* _Listed records_

++++++++

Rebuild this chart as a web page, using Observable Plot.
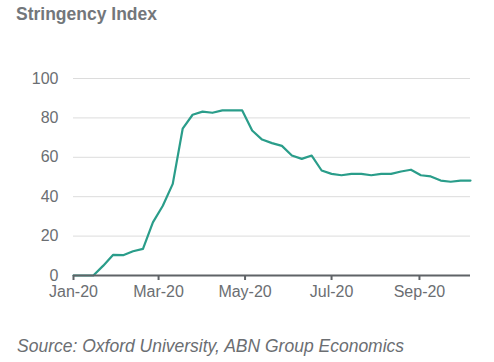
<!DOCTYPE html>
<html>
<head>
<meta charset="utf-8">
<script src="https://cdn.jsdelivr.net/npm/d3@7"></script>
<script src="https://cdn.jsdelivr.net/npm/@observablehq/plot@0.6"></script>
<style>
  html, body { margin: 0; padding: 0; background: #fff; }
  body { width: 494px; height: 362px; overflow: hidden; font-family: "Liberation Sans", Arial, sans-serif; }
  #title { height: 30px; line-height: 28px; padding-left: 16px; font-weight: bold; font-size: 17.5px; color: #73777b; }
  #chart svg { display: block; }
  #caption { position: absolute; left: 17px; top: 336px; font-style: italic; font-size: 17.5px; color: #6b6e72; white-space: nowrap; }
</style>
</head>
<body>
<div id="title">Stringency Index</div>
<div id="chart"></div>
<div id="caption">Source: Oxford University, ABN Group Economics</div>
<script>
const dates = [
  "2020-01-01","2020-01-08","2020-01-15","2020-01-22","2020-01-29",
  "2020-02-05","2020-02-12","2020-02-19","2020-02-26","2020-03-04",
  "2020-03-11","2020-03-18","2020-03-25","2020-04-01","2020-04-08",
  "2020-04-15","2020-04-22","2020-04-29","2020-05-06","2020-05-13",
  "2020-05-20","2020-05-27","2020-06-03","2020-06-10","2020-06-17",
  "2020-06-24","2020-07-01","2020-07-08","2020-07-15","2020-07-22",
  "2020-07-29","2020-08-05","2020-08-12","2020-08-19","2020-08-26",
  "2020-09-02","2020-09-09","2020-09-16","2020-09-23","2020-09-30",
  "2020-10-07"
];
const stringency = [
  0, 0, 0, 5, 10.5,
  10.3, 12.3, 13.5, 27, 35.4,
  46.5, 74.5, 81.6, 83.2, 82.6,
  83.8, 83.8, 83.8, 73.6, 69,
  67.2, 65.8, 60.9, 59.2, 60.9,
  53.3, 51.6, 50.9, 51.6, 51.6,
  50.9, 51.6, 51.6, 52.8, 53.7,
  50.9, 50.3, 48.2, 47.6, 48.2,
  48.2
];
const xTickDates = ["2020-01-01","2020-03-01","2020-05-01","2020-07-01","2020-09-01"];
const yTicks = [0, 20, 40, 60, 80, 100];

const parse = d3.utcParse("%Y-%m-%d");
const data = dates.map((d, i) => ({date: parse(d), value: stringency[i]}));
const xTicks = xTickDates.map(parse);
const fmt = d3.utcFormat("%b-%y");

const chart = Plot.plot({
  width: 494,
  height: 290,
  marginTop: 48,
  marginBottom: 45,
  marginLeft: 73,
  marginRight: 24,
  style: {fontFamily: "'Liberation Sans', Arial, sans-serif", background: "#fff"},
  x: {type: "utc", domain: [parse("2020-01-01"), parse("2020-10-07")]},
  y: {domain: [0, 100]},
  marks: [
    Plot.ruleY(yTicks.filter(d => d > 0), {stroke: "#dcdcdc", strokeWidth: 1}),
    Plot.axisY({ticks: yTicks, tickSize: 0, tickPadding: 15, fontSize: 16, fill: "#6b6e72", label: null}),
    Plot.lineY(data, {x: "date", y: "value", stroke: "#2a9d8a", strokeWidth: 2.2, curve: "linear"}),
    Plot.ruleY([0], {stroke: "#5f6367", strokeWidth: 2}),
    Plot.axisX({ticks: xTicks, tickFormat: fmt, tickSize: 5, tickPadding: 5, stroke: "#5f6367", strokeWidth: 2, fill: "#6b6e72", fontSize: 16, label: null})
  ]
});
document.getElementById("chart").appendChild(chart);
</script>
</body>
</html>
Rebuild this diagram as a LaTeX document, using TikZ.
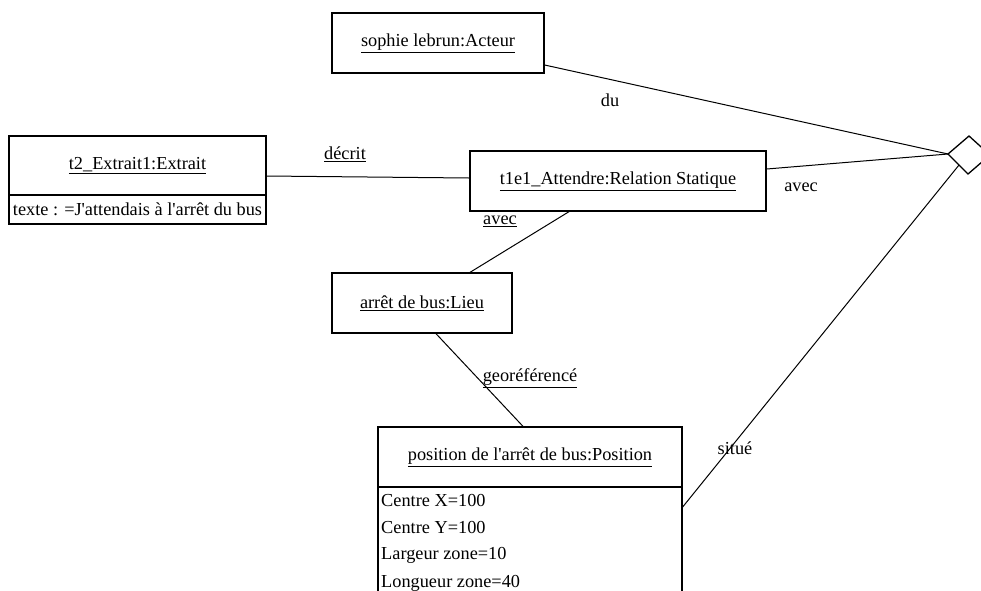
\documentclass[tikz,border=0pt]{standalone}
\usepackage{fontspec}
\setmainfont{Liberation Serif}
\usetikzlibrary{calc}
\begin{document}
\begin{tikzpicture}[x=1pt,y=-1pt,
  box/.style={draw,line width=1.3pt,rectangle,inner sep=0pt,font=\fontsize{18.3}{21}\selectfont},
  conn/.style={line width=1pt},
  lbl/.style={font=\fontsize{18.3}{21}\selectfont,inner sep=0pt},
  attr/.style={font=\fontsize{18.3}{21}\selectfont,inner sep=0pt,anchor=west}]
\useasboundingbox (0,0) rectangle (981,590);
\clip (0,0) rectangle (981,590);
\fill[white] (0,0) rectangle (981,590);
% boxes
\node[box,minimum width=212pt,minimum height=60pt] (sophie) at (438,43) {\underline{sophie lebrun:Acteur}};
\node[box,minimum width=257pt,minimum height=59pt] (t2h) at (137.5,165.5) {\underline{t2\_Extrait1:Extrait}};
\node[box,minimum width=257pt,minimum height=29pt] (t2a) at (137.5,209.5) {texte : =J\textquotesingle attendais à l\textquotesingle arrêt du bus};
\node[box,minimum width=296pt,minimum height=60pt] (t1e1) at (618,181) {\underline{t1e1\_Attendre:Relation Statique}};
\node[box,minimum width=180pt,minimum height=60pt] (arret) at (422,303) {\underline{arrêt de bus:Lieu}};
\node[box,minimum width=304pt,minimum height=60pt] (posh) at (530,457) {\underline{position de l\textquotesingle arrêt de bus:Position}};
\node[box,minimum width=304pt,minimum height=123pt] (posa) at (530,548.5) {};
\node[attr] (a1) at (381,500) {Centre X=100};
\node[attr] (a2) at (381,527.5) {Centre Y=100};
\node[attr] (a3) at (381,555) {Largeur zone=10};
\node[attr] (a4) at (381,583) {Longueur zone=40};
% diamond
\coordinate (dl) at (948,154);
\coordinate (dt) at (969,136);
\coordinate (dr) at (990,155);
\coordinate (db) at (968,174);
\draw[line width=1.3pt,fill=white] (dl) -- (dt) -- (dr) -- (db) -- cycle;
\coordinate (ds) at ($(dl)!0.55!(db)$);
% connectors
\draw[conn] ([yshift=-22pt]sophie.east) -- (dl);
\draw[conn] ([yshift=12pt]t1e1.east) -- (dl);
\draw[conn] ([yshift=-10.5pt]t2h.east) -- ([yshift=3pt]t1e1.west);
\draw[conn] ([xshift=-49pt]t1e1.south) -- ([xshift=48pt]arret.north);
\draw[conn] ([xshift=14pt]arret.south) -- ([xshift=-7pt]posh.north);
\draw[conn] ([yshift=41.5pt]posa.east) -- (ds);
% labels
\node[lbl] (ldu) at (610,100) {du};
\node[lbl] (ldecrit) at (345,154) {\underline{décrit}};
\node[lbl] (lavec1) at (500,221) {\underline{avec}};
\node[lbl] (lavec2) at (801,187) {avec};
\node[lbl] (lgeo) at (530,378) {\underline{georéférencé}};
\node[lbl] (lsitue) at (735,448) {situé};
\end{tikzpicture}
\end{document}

++++++++

Counting only lines of the data above that hold "chart", report the total and nothing else.

* _Answer to this task_
5